-- START --

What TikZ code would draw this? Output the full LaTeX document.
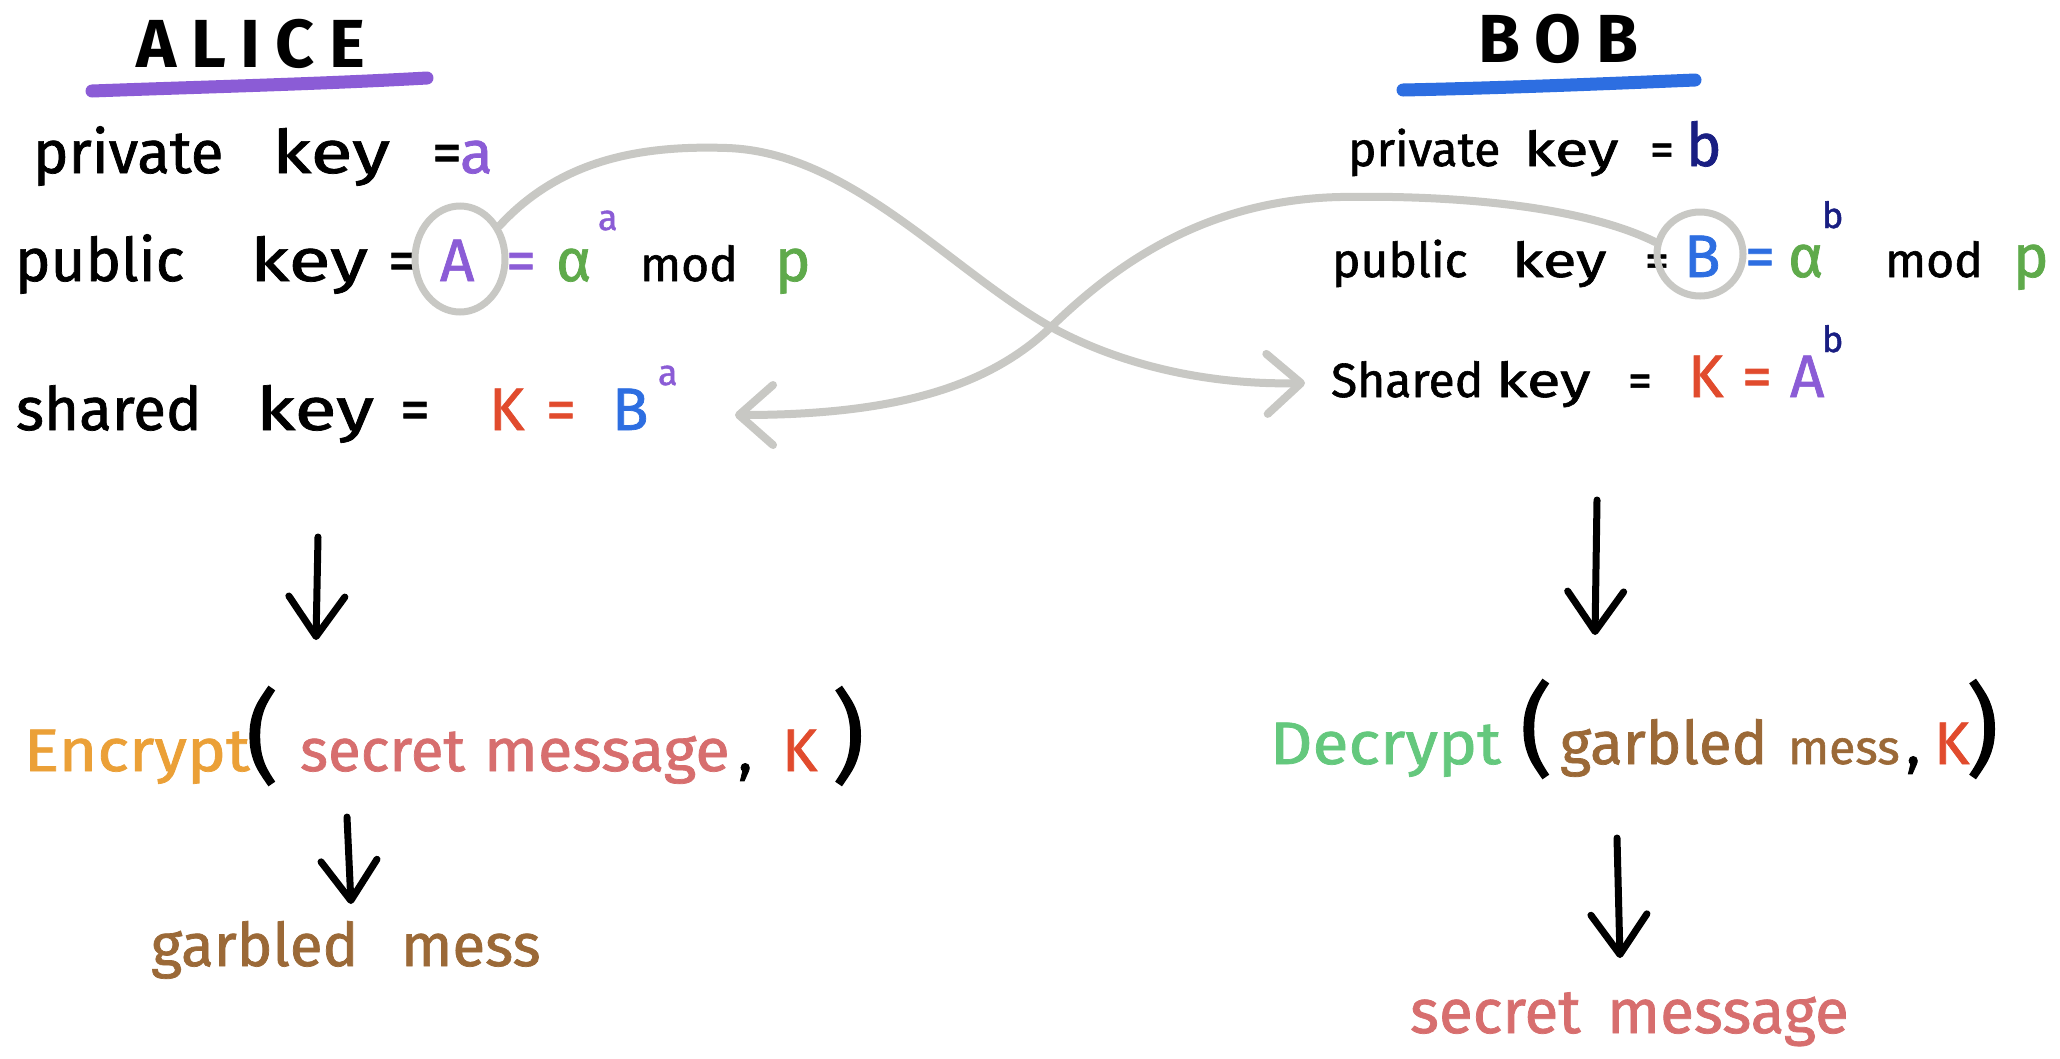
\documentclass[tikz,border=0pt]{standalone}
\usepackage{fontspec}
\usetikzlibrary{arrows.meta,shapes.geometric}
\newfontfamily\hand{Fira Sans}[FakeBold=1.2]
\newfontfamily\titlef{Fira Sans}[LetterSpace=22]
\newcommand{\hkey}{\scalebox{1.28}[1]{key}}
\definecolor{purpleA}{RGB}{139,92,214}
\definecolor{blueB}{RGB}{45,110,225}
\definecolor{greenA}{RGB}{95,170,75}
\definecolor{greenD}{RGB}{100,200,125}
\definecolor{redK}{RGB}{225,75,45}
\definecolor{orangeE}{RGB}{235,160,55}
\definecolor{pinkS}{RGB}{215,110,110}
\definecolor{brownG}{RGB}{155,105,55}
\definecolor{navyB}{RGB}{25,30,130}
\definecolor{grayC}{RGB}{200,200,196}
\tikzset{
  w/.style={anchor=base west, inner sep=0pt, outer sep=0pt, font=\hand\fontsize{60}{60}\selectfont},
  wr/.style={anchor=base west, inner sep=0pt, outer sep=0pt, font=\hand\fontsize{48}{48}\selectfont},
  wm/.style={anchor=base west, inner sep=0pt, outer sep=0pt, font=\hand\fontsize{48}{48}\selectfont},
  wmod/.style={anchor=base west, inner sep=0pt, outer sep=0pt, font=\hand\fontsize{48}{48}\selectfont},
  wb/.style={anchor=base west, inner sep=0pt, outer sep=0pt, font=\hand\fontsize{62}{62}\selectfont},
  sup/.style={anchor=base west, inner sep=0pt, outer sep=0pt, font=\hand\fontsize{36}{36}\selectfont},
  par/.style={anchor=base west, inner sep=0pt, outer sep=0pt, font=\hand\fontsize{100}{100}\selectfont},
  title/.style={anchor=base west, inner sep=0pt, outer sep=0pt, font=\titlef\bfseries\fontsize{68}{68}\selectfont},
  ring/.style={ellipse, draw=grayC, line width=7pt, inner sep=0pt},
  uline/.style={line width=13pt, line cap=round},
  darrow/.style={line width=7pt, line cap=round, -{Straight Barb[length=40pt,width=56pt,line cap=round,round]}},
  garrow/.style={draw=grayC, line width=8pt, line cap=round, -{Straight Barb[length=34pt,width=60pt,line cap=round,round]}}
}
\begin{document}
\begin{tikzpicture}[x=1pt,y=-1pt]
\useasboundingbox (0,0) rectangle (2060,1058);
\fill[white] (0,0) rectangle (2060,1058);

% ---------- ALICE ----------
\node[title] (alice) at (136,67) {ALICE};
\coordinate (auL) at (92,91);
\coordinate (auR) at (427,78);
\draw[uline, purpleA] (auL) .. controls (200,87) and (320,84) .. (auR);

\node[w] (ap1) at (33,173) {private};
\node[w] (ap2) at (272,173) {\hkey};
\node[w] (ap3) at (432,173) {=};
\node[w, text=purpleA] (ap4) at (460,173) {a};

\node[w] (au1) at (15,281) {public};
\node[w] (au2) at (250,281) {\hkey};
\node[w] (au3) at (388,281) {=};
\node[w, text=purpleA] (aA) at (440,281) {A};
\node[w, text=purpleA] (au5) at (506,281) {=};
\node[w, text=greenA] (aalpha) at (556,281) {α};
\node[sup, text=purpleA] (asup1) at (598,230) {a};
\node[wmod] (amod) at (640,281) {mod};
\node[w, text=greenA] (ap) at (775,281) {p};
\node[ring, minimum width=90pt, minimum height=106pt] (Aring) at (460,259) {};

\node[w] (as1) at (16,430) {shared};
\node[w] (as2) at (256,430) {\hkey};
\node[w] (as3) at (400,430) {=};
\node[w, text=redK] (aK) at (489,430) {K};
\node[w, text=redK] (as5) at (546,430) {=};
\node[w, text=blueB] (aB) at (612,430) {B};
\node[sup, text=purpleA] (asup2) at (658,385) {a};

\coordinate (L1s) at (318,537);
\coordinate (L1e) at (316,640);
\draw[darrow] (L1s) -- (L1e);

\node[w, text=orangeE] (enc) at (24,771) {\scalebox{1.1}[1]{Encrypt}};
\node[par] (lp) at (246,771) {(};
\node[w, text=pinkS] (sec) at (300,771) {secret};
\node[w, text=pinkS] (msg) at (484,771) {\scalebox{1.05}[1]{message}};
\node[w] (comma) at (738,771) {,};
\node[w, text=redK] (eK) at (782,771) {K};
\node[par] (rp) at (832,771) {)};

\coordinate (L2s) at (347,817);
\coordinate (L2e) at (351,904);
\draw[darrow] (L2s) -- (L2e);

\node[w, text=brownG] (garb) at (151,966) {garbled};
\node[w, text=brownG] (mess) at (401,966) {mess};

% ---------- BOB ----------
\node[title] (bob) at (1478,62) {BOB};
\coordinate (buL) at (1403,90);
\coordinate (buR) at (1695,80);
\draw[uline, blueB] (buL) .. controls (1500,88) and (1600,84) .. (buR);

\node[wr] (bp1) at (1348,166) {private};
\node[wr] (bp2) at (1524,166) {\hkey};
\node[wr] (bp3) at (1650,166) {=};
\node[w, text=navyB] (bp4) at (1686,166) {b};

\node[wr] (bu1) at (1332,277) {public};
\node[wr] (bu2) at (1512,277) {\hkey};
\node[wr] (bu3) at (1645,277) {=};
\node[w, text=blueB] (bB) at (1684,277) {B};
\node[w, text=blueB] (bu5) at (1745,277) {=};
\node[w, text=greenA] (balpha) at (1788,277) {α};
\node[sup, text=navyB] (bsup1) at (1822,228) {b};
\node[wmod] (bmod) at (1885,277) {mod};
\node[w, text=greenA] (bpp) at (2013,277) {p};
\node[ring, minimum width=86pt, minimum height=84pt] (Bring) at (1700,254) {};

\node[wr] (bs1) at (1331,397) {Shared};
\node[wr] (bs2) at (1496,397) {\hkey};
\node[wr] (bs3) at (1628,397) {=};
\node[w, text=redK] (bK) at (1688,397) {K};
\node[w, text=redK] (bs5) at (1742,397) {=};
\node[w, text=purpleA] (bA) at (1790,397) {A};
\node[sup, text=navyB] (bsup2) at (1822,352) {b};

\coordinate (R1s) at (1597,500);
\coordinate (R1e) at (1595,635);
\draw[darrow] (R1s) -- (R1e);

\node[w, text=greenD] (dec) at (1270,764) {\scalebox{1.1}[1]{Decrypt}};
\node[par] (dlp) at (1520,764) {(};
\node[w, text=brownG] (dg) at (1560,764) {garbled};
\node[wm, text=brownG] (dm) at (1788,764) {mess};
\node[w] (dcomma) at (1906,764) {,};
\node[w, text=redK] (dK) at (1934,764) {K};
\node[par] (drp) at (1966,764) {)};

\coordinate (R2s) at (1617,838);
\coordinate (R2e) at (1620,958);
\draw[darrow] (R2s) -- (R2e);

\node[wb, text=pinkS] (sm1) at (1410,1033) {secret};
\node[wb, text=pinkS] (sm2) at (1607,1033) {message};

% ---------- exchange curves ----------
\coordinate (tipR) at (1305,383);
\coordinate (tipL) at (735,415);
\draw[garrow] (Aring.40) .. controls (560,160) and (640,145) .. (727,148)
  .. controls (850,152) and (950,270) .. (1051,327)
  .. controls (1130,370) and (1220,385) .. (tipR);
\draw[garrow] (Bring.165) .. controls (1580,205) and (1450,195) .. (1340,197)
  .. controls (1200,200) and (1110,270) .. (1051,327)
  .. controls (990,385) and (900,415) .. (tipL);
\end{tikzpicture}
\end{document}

-- END --

What you have to do:
The data above needs to be retyped exactly, with the images left out.

Response for this exercise:
What TikZ code would draw this? Output the full LaTeX document.
\documentclass[tikz,border=0pt]{standalone}
\usepackage{fontspec}
\usetikzlibrary{arrows.meta,shapes.geometric}
\newfontfamily\hand{Fira Sans}[FakeBold=1.2]
\newfontfamily\titlef{Fira Sans}[LetterSpace=22]
\newcommand{\hkey}{\scalebox{1.28}[1]{key}}
\definecolor{purpleA}{RGB}{139,92,214}
\definecolor{blueB}{RGB}{45,110,225}
\definecolor{greenA}{RGB}{95,170,75}
\definecolor{greenD}{RGB}{100,200,125}
\definecolor{redK}{RGB}{225,75,45}
\definecolor{orangeE}{RGB}{235,160,55}
\definecolor{pinkS}{RGB}{215,110,110}
\definecolor{brownG}{RGB}{155,105,55}
\definecolor{navyB}{RGB}{25,30,130}
\definecolor{grayC}{RGB}{200,200,196}
\tikzset{
  w/.style={anchor=base west, inner sep=0pt, outer sep=0pt, font=\hand\fontsize{60}{60}\selectfont},
  wr/.style={anchor=base west, inner sep=0pt, outer sep=0pt, font=\hand\fontsize{48}{48}\selectfont},
  wm/.style={anchor=base west, inner sep=0pt, outer sep=0pt, font=\hand\fontsize{48}{48}\selectfont},
  wmod/.style={anchor=base west, inner sep=0pt, outer sep=0pt, font=\hand\fontsize{48}{48}\selectfont},
  wb/.style={anchor=base west, inner sep=0pt, outer sep=0pt, font=\hand\fontsize{62}{62}\selectfont},
  sup/.style={anchor=base west, inner sep=0pt, outer sep=0pt, font=\hand\fontsize{36}{36}\selectfont},
  par/.style={anchor=base west, inner sep=0pt, outer sep=0pt, font=\hand\fontsize{100}{100}\selectfont},
  title/.style={anchor=base west, inner sep=0pt, outer sep=0pt, font=\titlef\bfseries\fontsize{68}{68}\selectfont},
  ring/.style={ellipse, draw=grayC, line width=7pt, inner sep=0pt},
  uline/.style={line width=13pt, line cap=round},
  darrow/.style={line width=7pt, line cap=round, -{Straight Barb[length=40pt,width=56pt,line cap=round,round]}},
  garrow/.style={draw=grayC, line width=8pt, line cap=round, -{Straight Barb[length=34pt,width=60pt,line cap=round,round]}}
}
\begin{document}
\begin{tikzpicture}[x=1pt,y=-1pt]
\useasboundingbox (0,0) rectangle (2060,1058);
\fill[white] (0,0) rectangle (2060,1058);

% ---------- ALICE ----------
\node[title] (alice) at (136,67) {ALICE};
\coordinate (auL) at (92,91);
\coordinate (auR) at (427,78);
\draw[uline, purpleA] (auL) .. controls (200,87) and (320,84) .. (auR);

\node[w] (ap1) at (33,173) {private};
\node[w] (ap2) at (272,173) {\hkey};
\node[w] (ap3) at (432,173) {=};
\node[w, text=purpleA] (ap4) at (460,173) {a};

\node[w] (au1) at (15,281) {public};
\node[w] (au2) at (250,281) {\hkey};
\node[w] (au3) at (388,281) {=};
\node[w, text=purpleA] (aA) at (440,281) {A};
\node[w, text=purpleA] (au5) at (506,281) {=};
\node[w, text=greenA] (aalpha) at (556,281) {α};
\node[sup, text=purpleA] (asup1) at (598,230) {a};
\node[wmod] (amod) at (640,281) {mod};
\node[w, text=greenA] (ap) at (775,281) {p};
\node[ring, minimum width=90pt, minimum height=106pt] (Aring) at (460,259) {};

\node[w] (as1) at (16,430) {shared};
\node[w] (as2) at (256,430) {\hkey};
\node[w] (as3) at (400,430) {=};
\node[w, text=redK] (aK) at (489,430) {K};
\node[w, text=redK] (as5) at (546,430) {=};
\node[w, text=blueB] (aB) at (612,430) {B};
\node[sup, text=purpleA] (asup2) at (658,385) {a};

\coordinate (L1s) at (318,537);
\coordinate (L1e) at (316,640);
\draw[darrow] (L1s) -- (L1e);

\node[w, text=orangeE] (enc) at (24,771) {\scalebox{1.1}[1]{Encrypt}};
\node[par] (lp) at (246,771) {(};
\node[w, text=pinkS] (sec) at (300,771) {secret};
\node[w, text=pinkS] (msg) at (484,771) {\scalebox{1.05}[1]{message}};
\node[w] (comma) at (738,771) {,};
\node[w, text=redK] (eK) at (782,771) {K};
\node[par] (rp) at (832,771) {)};

\coordinate (L2s) at (347,817);
\coordinate (L2e) at (351,904);
\draw[darrow] (L2s) -- (L2e);

\node[w, text=brownG] (garb) at (151,966) {garbled};
\node[w, text=brownG] (mess) at (401,966) {mess};

% ---------- BOB ----------
\node[title] (bob) at (1478,62) {BOB};
\coordinate (buL) at (1403,90);
\coordinate (buR) at (1695,80);
\draw[uline, blueB] (buL) .. controls (1500,88) and (1600,84) .. (buR);

\node[wr] (bp1) at (1348,166) {private};
\node[wr] (bp2) at (1524,166) {\hkey};
\node[wr] (bp3) at (1650,166) {=};
\node[w, text=navyB] (bp4) at (1686,166) {b};

\node[wr] (bu1) at (1332,277) {public};
\node[wr] (bu2) at (1512,277) {\hkey};
\node[wr] (bu3) at (1645,277) {=};
\node[w, text=blueB] (bB) at (1684,277) {B};
\node[w, text=blueB] (bu5) at (1745,277) {=};
\node[w, text=greenA] (balpha) at (1788,277) {α};
\node[sup, text=navyB] (bsup1) at (1822,228) {b};
\node[wmod] (bmod) at (1885,277) {mod};
\node[w, text=greenA] (bpp) at (2013,277) {p};
\node[ring, minimum width=86pt, minimum height=84pt] (Bring) at (1700,254) {};

\node[wr] (bs1) at (1331,397) {Shared};
\node[wr] (bs2) at (1496,397) {\hkey};
\node[wr] (bs3) at (1628,397) {=};
\node[w, text=redK] (bK) at (1688,397) {K};
\node[w, text=redK] (bs5) at (1742,397) {=};
\node[w, text=purpleA] (bA) at (1790,397) {A};
\node[sup, text=navyB] (bsup2) at (1822,352) {b};

\coordinate (R1s) at (1597,500);
\coordinate (R1e) at (1595,635);
\draw[darrow] (R1s) -- (R1e);

\node[w, text=greenD] (dec) at (1270,764) {\scalebox{1.1}[1]{Decrypt}};
\node[par] (dlp) at (1520,764) {(};
\node[w, text=brownG] (dg) at (1560,764) {garbled};
\node[wm, text=brownG] (dm) at (1788,764) {mess};
\node[w] (dcomma) at (1906,764) {,};
\node[w, text=redK] (dK) at (1934,764) {K};
\node[par] (drp) at (1966,764) {)};

\coordinate (R2s) at (1617,838);
\coordinate (R2e) at (1620,958);
\draw[darrow] (R2s) -- (R2e);

\node[wb, text=pinkS] (sm1) at (1410,1033) {secret};
\node[wb, text=pinkS] (sm2) at (1607,1033) {message};

% ---------- exchange curves ----------
\coordinate (tipR) at (1305,383);
\coordinate (tipL) at (735,415);
\draw[garrow] (Aring.40) .. controls (560,160) and (640,145) .. (727,148)
  .. controls (850,152) and (950,270) .. (1051,327)
  .. controls (1130,370) and (1220,385) .. (tipR);
\draw[garrow] (Bring.165) .. controls (1580,205) and (1450,195) .. (1340,197)
  .. controls (1200,200) and (1110,270) .. (1051,327)
  .. controls (990,385) and (900,415) .. (tipL);
\end{tikzpicture}
\end{document}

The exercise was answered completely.